Friday 3 May 2013

My Thoughts: Ethics and Kevin Carter

In our lecture and tutorial this week we were talking about ethics and Kevin Carter's haunting Pulitzer-prize winning photo came up again. 


Some felt that the photograph illustrates his psychological state, saying that he had to have been mentally ill to sit for twenty minutes waiting for the vulture to spread it's wings behind the little girl. I don't agree.

Carter was an experienced photojournalist and had documented the violence and suffering of South Africa's township wars. He knew the news values of a good photograph, and all about the so-called rules of photography. If you examine the photograph with the rule-of-thirds in mind, the girl is at the bottom right intersection, the vulture is at the top left intersection, with room around it to spread it's wings and still keep them in the frame. Photographically, it's a strong enough image to win the Pulitzer prize, how much stronger would it have been with the vulture's wings spread? 

The West suffers from compassion fatigue. We tend to switch off when we see the familiar photographs of refugee camps and lines of people queuing up for water or rice. If you're a professional photojournalist looking to make an outstanding photograph, one that will move people and make the world take notice of the Sudanese famine, you have to come up with an image completely different to the ones we've seen a hundred times before. 
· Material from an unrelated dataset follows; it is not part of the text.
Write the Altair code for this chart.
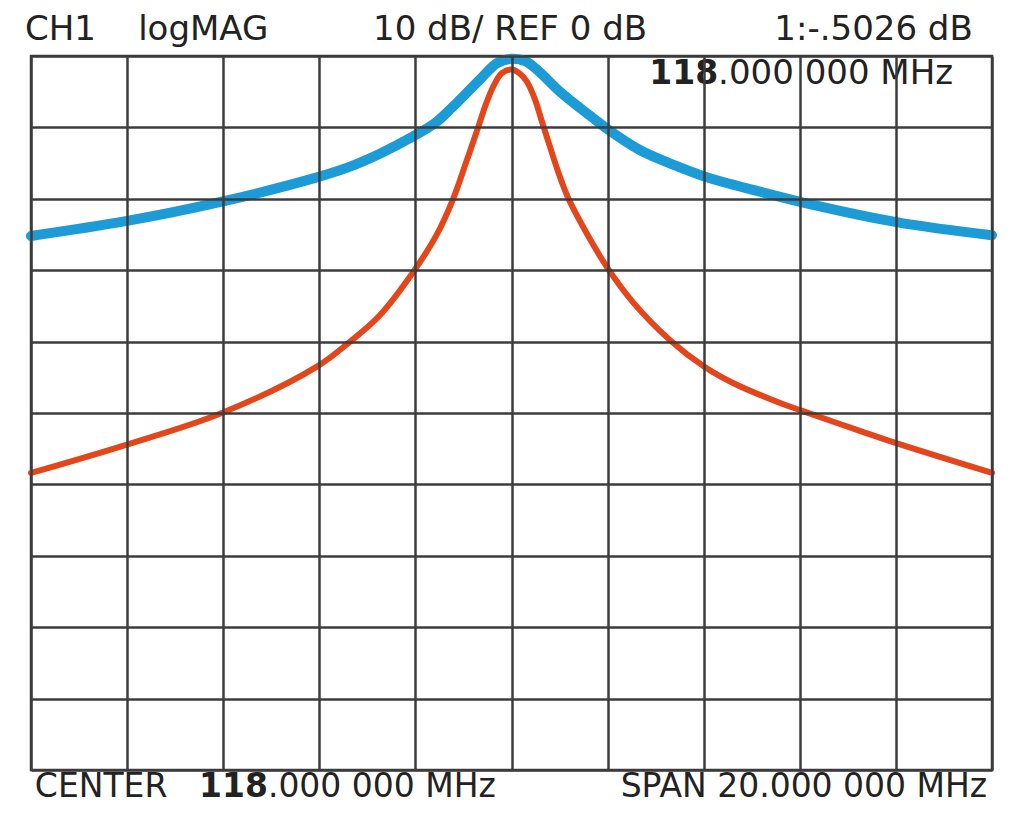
import altair as alt
import pandas as pd

blue_f = [108.0, 110.0, 111.97, 113.95, 114.64, 115.26, 115.97, 116.41, 116.78, 117.34,
          117.70, 117.99, 118.28, 118.53, 119.01, 119.43, 119.70, 119.99, 120.68, 121.36,
          122.03, 123.17, 124.05, 126.04, 128.0]
blue_db = [-25.2, -23.1, -20.4, -17.0, -15.5, -13.7, -11.2, -9.4, -7.1, -3.3,
           -1.0, -0.4, -0.7, -1.9, -5.0, -7.3, -8.7, -10.2, -13.2, -15.2,
           -16.9, -19.0, -20.5, -23.3, -25.1]

red_f = [108.0, 109.91, 111.97, 113.95, 114.64, 115.26, 115.97, 116.43, 116.78, 117.05,
         117.32, 117.47, 117.64, 117.80, 118.0, 118.16, 118.32, 118.49, 118.63, 118.80,
         118.97, 119.18, 119.57, 119.99, 120.53, 121.30, 122.03, 122.61, 123.59, 124.05,
         125.25, 126.04, 128.0]
red_db = [-58.4, -54.6, -50.0, -43.5, -40.0, -36.3, -30.1, -25.2, -20.1, -15.0,
          -9.7, -6.7, -4.0, -2.4, -1.9, -2.4, -3.6, -6.1, -9.1, -12.7,
          -16.2, -19.9, -24.9, -29.6, -34.5, -39.8, -43.6, -45.8, -48.6, -49.7,
          -52.5, -54.3, -58.4]

x_grid = [108, 110, 112, 114, 116, 118, 120, 122, 124, 126, 128]
y_grid = [0, -10, -20, -30, -40, -50, -60, -70, -80, -90, -100]

header_texts = ["CH1", "logMAG", "10 dB/ REF 0 dB", "1:-.5026 dB"]
marker_texts = ["118", ".000 000 MHz"]
footer_texts = ["CENTER", "118", ".000 000 MHz", "SPAN 20.000 000 MHz"]

FONT = "DejaVu Sans"
INK = "#222222"
GRID = "#3c3c3c"

xs = alt.Scale(domain=[108, 128], nice=False, zero=False)
ys = alt.Scale(domain=[-100, 0], nice=False, zero=False)

xax = alt.Axis(values=x_grid, grid=True, labels=False, ticks=False, domain=False,
               title=None, gridColor=GRID, gridWidth=2.5, gridOpacity=1, zindex=1)
yax = alt.Axis(values=y_grid, grid=True, labels=False, ticks=False, domain=False,
               title=None, gridColor=GRID, gridWidth=2.5, gridOpacity=1, zindex=1)

blue_df = pd.DataFrame({"f": blue_f, "db": blue_db})
red_df = pd.DataFrame({"f": red_f, "db": red_db})

blue = alt.Chart(blue_df).mark_line(color="#1c9bd7", strokeWidth=10, interpolate="catmull-rom",
                                    strokeCap="round").encode(
    x=alt.X("f:Q", scale=xs, axis=xax),
    y=alt.Y("db:Q", scale=ys, axis=yax),
    order="f:Q",
)
red = alt.Chart(red_df).mark_line(color="#e4461b", strokeWidth=6, interpolate="catmull-rom",
                                  strokeCap="round").encode(
    x=alt.X("f:Q", scale=xs),
    y=alt.Y("db:Q", scale=ys),
    order="f:Q",
)


def label(text, f, db, align="left", bold=False, size=34):
    return alt.Chart(pd.DataFrame({"t": [text]})).mark_text(
        font=FONT, fontSize=size, fontWeight="bold" if bold else "normal",
        align=align, baseline="alphabetic", color=INK,
    ).encode(
        x=alt.X(datum=f, scale=xs),
        y=alt.Y(datum=db, scale=ys),
        text="t:N",
    )


TOP_DB = 2.2      # header baseline, just above the grid
MARK_DB = -3.9    # marker readout baseline, inside the first row
FOOT_DB = -103.8  # footer baseline, below the grid

layers = [blue, red]
layers.append(label(header_texts[0], 107.875, TOP_DB, "left", size=34))
layers.append(label(header_texts[1], 110.23, TOP_DB, "left", size=34))
layers.append(label(header_texts[2], 117.97, TOP_DB, "center", size=34))
layers.append(label(header_texts[3], 127.60, TOP_DB, "right", size=34))
layers.append(label(marker_texts[0], 122.30, MARK_DB, "right", bold=True, size=33))
layers.append(label(marker_texts[1], 122.30, MARK_DB, "left", size=34))
layers.append(label(footer_texts[0], 108.08, FOOT_DB, "left", size=33))
layers.append(label(footer_texts[1], 112.93, FOOT_DB, "right", bold=True, size=33))
layers.append(label(footer_texts[2], 112.93, FOOT_DB, "left", size=33))
layers.append(label(footer_texts[3], 127.90, FOOT_DB, "right", size=33))

chart = alt.layer(*layers).properties(
    width=961, height=714,
    autosize=alt.AutoSizeParams(type="none"),
    padding={"left": 23, "top": 48, "right": 9, "bottom": 35},
    background="white",
).configure_view(stroke=GRID, strokeWidth=2.5)

chart.save("out.html", embed_options={"renderer": "svg", "actions": False})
Stalin said that one death is a tragedy, one million is a statistic. I believe that Carter used one girl's misery to highlight the suffering of millions. 
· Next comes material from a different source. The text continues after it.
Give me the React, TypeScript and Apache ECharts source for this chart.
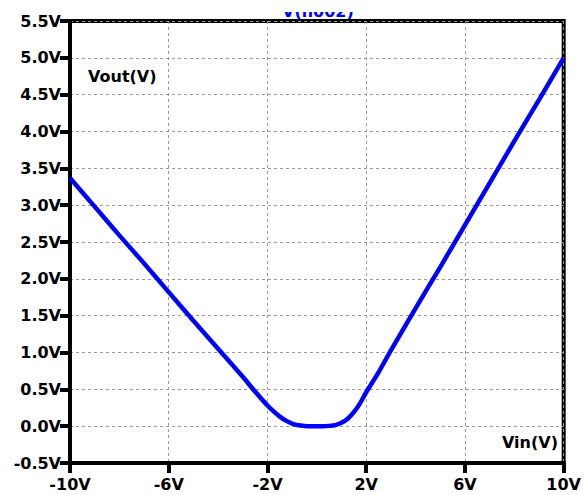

Having said that, personally, I couldn't have left her there. Marie said in class that Carter had been told not to interfere or help any of the refugees. If I want to sleep at night, I have to operate by my own moral code. I'd like to think I'd have somehow managed to get her to the aid station, but I'm enough of a realist to know that terrible situations lead to equally terrible outcomes. Sometimes in life, there are no happy endings.